The Withering Away of Politically Salient Territorial Cleavages in South Africa and the Emergence of Watermark Ethnic Federalism: Number 36
Forum of Federations, Fundacion Gimenez Abad, International IDEA and The Center for Constitutional Transitions are proud to present the 12th Occasional Paper which explores the transformation of territorial cleavages in South Africa.

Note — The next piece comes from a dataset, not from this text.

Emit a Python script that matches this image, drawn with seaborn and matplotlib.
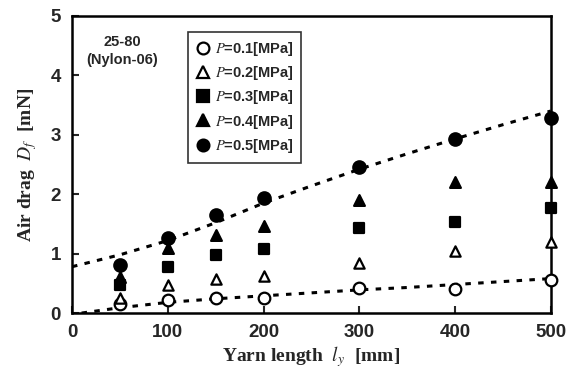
import numpy as np
import pandas as pd
import matplotlib
matplotlib.use("Agg")
import matplotlib.pyplot as plt
from matplotlib.lines import Line2D
import seaborn as sns

# Data
yarn_length = [50, 100, 150, 200, 300, 400, 500]
drag_p01 = [0.15, 0.22, 0.26, 0.25, 0.42, 0.40, 0.56]
drag_p02 = [0.25, 0.47, 0.57, 0.62, 0.85, 1.04, 1.19]
drag_p03 = [0.47, 0.78, 0.98, 1.08, 1.43, 1.54, 1.77]
drag_p04 = [0.61, 1.09, 1.32, 1.47, 1.90, 2.20, 2.20]
drag_p05 = [0.81, 1.26, 1.65, 1.93, 2.45, 2.93, 3.29]
pressures = ["0.1", "0.2", "0.3", "0.4", "0.5"]

# dotted trend curves
fit_x_high = [0, 50, 100, 150, 200, 250, 300, 350, 400, 450, 500]
fit_y_high = [0.78, 0.98, 1.22, 1.52, 1.85, 2.14, 2.42, 2.68, 2.93, 3.17, 3.40]
fit_x_low = [10, 50, 100, 150, 200, 250, 300, 350, 400, 450, 500]
fit_y_low = [0.0, 0.09, 0.18, 0.24, 0.29, 0.34, 0.39, 0.43, 0.48, 0.53, 0.58]

sns.set_theme(style="white")
plt.rcParams["font.family"] = ["Liberation Sans", "DejaVu Sans"]
plt.rcParams["mathtext.fontset"] = "stix"

fig = plt.figure(figsize=(5.78, 3.79), dpi=100)
ax = fig.add_axes([0.1246, 0.174, 0.8284, 0.784])

series = [drag_p01, drag_p02, drag_p03, drag_p04, drag_p05]
markers = ["o", "^", "s", "^", "o"]
fills = ["white", "white", "black", "black", "black"]
sizes = [70, 55, 55, 60, 80]

dots = (0, (1.8, 2.4))
sns.lineplot(x=fit_x_high, y=fit_y_high, ax=ax, color="black", lw=2.2,
             linestyle=dots, zorder=1)
sns.lineplot(x=fit_x_low, y=fit_y_low, ax=ax, color="black", lw=2.2,
             linestyle=dots, zorder=1)

handles = []
for vals, m, fc, s, p in zip(series, markers, fills, sizes, pressures):
    df = pd.DataFrame({"x": yarn_length, "y": vals})
    sns.scatterplot(data=df, x="x", y="y", ax=ax, marker=m, s=s,
                    facecolor=fc, edgecolor="black", linewidth=1.6,
                    zorder=3, clip_on=False)
    handles.append(Line2D([], [], marker=m, ls="none", markersize=8.5,
                          markerfacecolor=fc, markeredgecolor="black",
                          markeredgewidth=1.6,
                          label=r"$P$=" + p + "[MPa]"))

ax.set_xlim(0, 500)
ax.set_ylim(0, 5)
ax.set_xticks([0, 100, 200, 300, 400, 500])
ax.set_yticks([0, 1, 2, 3, 4, 5])
ax.tick_params(direction="in", length=5, width=1.5, labelsize=13.5, pad=8,
               left=True, bottom=True)
for lab in ax.get_xticklabels() + ax.get_yticklabels():
    lab.set_fontweight("bold")
for sp in ax.spines.values():
    sp.set_color("black")
    sp.set_linewidth(1.8)

ax.set_xlabel(r"Yarn length  $l_y$  [mm]", family="Liberation Serif",
              fontsize=14, fontweight="bold", labelpad=2)
ax.set_ylabel(r"Air drag  $D_f$  [mN]", family="Liberation Serif",
              fontsize=14, fontweight="bold", labelpad=8)

leg = ax.legend(handles=handles, loc="upper left",
                bbox_to_anchor=(0.226, 0.97), frameon=True, fancybox=False,
                edgecolor="black", handletextpad=0.3, borderpad=0.55,
                labelspacing=0.42, handlelength=1.0,
                prop={"weight": "bold", "size": 10.5})
leg.get_frame().set_linewidth(1.2)

ax.text(0.105, 0.935, "25-80\n(Nylon-06)", transform=ax.transAxes,
        ha="center", va="top", fontsize=10.5, fontweight="bold",
        linespacing=1.3)

fig.savefig("out.png", dpi=100)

The policy of apartheid was an attempt to territorialise the white / black racial cleavage through the creation of bantustans, confining black political aspirations to 13 percent of the country, while the remainder of the country continued under white minority dominance. This was to be done by fracturing blacks into ethnic-based territories. The failure of, and resistance to, apartheid resulted in the ‘constitutional moment’ from 1990 to 1996 where the two major protagonists, the white minority, represented by the National Party (NP) and the African National Congress (ANC) sought to unmake the political salience of these manufactured territorial cleavages; they created a new narrative of a nonracial, non-ethnicity society and thereby undercut the salience of territory. This project was violently resisted by polities whose very political base lay in territory – the Afrikaner right wing and Zulu nationalists. However, the non-racial, non-ethnic narrative was dominant, although allowances were made for very limited accommodation of ethnic-based territories.

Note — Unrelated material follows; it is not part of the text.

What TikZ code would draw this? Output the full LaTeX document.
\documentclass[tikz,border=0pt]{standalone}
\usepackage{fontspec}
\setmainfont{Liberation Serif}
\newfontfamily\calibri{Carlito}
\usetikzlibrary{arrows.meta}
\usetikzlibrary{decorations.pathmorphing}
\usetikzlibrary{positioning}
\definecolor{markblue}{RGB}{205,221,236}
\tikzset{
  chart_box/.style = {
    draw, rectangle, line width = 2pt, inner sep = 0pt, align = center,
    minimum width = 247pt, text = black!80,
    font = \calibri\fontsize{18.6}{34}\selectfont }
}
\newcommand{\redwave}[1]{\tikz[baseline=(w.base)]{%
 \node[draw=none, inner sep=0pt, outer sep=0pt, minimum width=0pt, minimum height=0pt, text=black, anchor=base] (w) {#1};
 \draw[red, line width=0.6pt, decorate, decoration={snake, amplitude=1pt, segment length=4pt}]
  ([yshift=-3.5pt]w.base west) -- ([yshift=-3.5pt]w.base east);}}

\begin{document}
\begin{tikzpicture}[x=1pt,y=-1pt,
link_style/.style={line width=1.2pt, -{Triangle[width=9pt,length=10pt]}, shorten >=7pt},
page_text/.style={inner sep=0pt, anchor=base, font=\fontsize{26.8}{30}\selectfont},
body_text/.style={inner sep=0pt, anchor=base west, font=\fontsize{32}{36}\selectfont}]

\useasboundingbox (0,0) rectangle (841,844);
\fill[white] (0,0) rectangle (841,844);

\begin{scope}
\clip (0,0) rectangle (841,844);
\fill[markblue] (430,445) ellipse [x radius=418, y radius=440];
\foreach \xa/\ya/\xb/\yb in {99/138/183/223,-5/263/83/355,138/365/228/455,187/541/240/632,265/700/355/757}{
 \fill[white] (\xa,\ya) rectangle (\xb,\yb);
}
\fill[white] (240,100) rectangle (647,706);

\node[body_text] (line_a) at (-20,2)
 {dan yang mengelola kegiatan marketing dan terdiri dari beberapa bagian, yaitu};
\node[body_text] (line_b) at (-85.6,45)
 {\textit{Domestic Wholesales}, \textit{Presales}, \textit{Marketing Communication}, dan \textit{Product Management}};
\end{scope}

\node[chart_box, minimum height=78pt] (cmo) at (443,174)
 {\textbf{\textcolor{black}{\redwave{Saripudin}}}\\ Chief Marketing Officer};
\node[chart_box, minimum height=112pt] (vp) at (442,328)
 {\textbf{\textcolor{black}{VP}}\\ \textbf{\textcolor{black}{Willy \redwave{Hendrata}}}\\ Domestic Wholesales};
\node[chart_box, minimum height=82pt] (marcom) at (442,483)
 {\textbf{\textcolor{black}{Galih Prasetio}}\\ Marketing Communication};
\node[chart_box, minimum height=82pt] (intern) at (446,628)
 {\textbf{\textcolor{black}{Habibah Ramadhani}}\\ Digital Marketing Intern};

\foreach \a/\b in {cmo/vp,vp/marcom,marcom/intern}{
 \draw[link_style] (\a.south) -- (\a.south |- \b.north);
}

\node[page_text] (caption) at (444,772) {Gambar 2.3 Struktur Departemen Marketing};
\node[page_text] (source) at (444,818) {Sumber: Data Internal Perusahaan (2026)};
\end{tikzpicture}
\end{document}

After 25 years the unmaking of the salience of territorial cleavages has largely been successful; territorial politics based on race and ethnicity have largely withered away. Right-wing Afrikaners and Zulu nationalists’ demands for an ethnic homeland have evaporated. Although ethnicity amongst the Africans has not disappeared, it is currently well catered for through a weak federal system. The non-territorial black/white divide, manifested by the continued inequality in wealth between the two racial groups, is still the dominant cleavage, which has led to the increasing questioning of the non-territorial comprise between the ANC and the NP over the protection of property rights.
The important lessons from the successful unmaking of territorial politics include: a common commitment to peace; the framing of the transition to democracy in non-racial terms; the willingness to make asymmetrical deals with obdurate ethnic entrepreneurs; the strategic use of ambiguity in agreements and temporizing final outcomes; the very limited use of foreigners in the negotiations; and the holding of elections both to structure the process as well as providing legitimacy to the end product – the constitutional settlement.